• _Extracted data_

○ ○ ○ ○

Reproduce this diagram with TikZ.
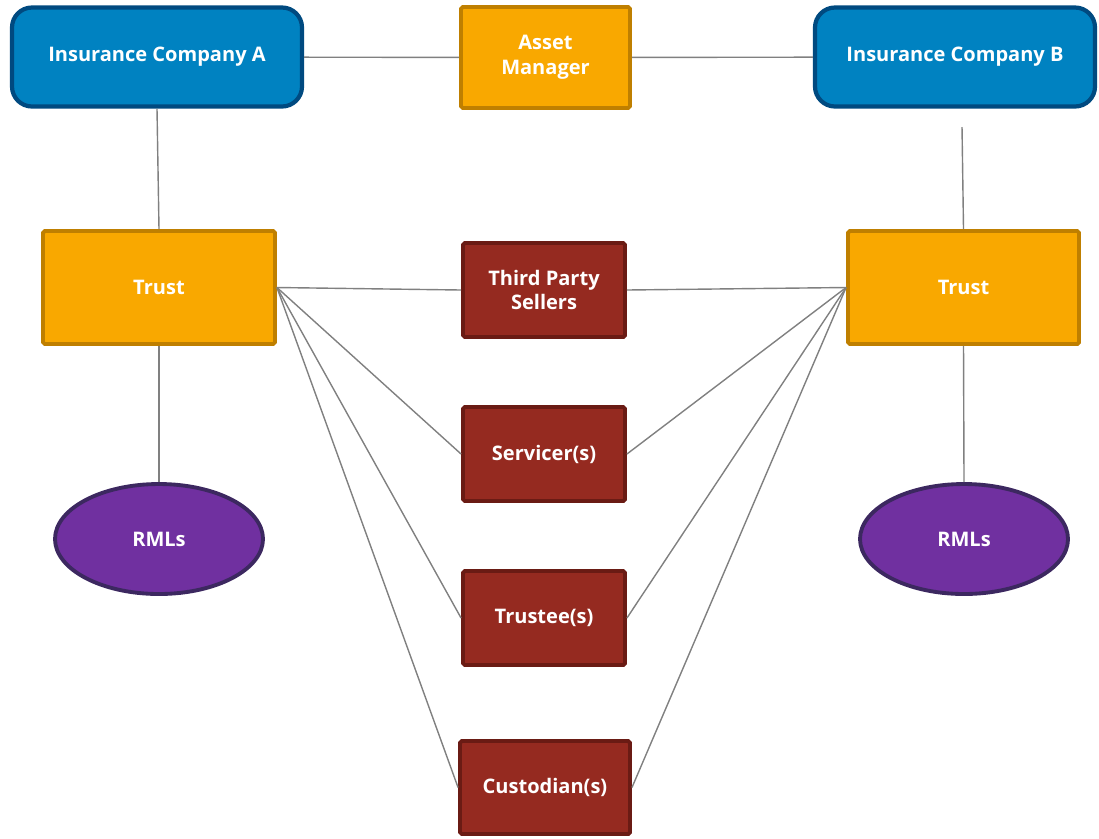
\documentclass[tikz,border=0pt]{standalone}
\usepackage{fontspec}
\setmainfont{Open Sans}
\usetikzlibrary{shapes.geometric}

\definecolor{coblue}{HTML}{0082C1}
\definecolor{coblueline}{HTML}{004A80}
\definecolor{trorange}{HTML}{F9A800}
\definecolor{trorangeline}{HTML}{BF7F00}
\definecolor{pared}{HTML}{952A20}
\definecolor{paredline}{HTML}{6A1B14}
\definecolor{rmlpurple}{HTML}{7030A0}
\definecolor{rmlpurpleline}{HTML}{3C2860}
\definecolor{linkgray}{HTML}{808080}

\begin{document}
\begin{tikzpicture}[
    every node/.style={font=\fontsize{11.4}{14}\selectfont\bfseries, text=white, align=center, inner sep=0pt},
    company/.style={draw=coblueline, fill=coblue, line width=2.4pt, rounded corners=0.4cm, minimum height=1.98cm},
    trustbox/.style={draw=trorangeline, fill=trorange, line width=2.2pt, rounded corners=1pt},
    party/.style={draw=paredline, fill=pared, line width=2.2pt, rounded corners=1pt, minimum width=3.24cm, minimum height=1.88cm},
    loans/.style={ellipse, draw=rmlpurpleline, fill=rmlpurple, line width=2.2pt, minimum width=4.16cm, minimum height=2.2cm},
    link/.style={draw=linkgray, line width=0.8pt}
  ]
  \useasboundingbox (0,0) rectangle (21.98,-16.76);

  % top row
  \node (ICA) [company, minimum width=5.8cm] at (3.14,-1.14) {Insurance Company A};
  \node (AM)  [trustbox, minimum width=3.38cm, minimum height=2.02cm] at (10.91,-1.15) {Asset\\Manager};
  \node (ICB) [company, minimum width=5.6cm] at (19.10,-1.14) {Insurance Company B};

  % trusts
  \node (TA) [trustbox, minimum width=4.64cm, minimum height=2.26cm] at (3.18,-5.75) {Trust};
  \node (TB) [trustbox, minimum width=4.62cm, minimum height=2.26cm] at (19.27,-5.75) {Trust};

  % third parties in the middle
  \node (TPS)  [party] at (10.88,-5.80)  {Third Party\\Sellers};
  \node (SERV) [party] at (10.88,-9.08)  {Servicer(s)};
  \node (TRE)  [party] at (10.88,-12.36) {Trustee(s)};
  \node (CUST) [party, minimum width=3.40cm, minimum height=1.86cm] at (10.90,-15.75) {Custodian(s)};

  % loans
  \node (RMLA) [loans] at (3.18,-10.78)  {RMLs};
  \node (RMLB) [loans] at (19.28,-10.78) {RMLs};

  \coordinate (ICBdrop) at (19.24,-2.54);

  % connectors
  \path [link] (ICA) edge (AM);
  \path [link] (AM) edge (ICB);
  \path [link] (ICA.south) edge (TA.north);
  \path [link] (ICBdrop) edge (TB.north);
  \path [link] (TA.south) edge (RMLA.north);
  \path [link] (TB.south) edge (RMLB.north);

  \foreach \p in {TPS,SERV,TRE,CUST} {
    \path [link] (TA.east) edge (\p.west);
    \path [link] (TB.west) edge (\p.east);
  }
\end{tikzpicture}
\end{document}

○ ○ ○ ○

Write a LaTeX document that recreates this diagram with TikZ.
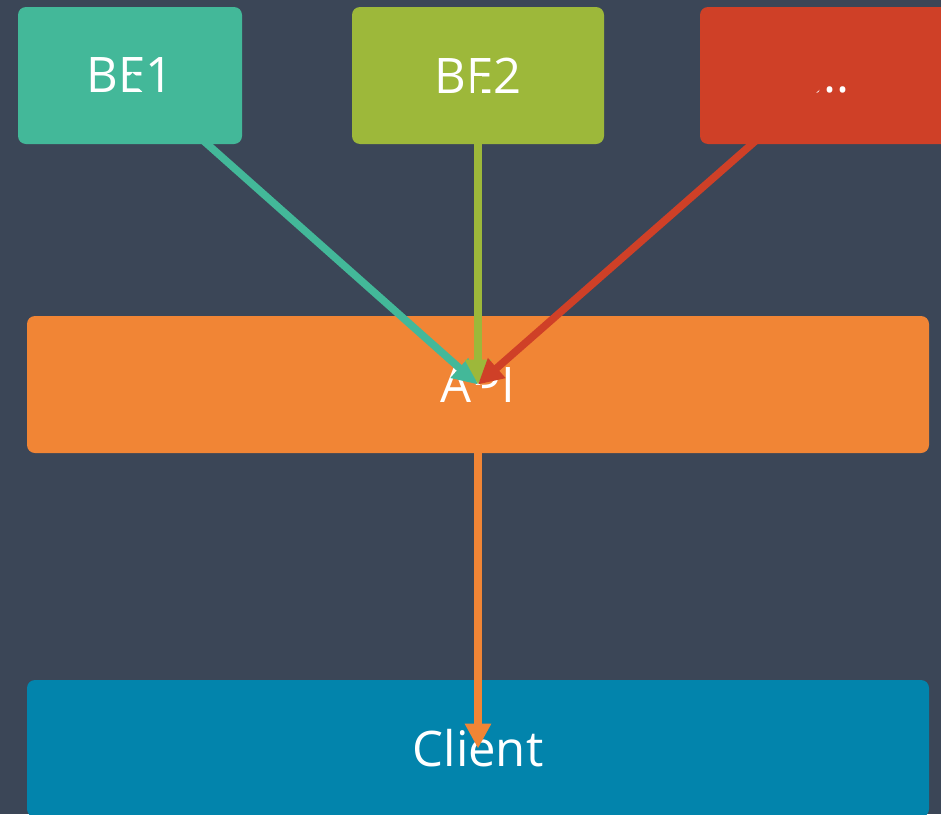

○ ○ ○ ○

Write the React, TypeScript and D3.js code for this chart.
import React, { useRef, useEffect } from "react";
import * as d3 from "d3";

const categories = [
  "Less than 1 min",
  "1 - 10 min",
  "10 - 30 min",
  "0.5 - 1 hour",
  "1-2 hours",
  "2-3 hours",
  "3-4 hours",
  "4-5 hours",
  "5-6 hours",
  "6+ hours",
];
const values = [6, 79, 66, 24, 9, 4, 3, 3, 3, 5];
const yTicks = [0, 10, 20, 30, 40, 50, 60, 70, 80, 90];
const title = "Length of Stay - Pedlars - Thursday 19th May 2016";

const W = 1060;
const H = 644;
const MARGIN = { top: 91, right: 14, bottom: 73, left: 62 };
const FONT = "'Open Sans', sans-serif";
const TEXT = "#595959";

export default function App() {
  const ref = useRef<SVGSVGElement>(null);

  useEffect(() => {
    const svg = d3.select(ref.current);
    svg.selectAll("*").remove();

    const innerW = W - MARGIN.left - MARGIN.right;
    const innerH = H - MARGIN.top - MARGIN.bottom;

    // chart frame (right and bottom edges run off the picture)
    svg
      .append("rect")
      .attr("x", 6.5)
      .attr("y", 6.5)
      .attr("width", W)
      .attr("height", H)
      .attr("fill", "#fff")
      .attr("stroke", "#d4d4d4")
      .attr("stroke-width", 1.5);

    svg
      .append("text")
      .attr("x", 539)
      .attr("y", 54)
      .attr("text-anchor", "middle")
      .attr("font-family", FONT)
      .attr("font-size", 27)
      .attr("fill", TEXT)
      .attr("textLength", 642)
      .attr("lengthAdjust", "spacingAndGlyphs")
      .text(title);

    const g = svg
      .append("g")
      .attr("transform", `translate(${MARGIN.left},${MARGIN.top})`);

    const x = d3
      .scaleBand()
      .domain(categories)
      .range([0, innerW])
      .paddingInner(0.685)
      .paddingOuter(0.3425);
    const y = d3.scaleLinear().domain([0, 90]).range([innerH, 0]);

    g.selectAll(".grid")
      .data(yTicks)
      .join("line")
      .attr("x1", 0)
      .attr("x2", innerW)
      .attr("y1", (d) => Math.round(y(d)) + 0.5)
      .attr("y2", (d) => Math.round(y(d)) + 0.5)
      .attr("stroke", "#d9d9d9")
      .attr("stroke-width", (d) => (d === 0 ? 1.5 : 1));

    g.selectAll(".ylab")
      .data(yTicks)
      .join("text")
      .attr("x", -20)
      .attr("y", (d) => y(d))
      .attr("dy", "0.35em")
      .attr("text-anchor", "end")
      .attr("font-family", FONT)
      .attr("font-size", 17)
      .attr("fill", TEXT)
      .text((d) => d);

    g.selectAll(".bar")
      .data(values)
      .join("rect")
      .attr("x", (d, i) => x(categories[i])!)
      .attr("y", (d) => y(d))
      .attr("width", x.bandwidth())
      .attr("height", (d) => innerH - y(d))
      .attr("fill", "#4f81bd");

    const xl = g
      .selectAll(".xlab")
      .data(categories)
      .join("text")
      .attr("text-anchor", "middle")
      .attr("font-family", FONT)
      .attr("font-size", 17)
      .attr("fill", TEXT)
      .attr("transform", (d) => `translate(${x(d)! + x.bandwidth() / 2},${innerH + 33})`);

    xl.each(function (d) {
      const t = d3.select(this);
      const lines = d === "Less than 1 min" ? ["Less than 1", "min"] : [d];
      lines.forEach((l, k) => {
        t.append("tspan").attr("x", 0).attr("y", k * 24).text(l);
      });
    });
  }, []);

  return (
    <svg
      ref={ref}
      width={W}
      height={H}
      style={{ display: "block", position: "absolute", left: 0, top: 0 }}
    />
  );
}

○ ○ ○ ○

• _Work required_
In the listing above, find the line containing "Write the React, TypeScript" and the line containing "import * as". Output them and every line between, exactly, and nothing else.

• _Written solution_
Write the React, TypeScript and D3.js code for this chart.
import React, { useRef, useEffect } from "react";
import * as d3 from "d3";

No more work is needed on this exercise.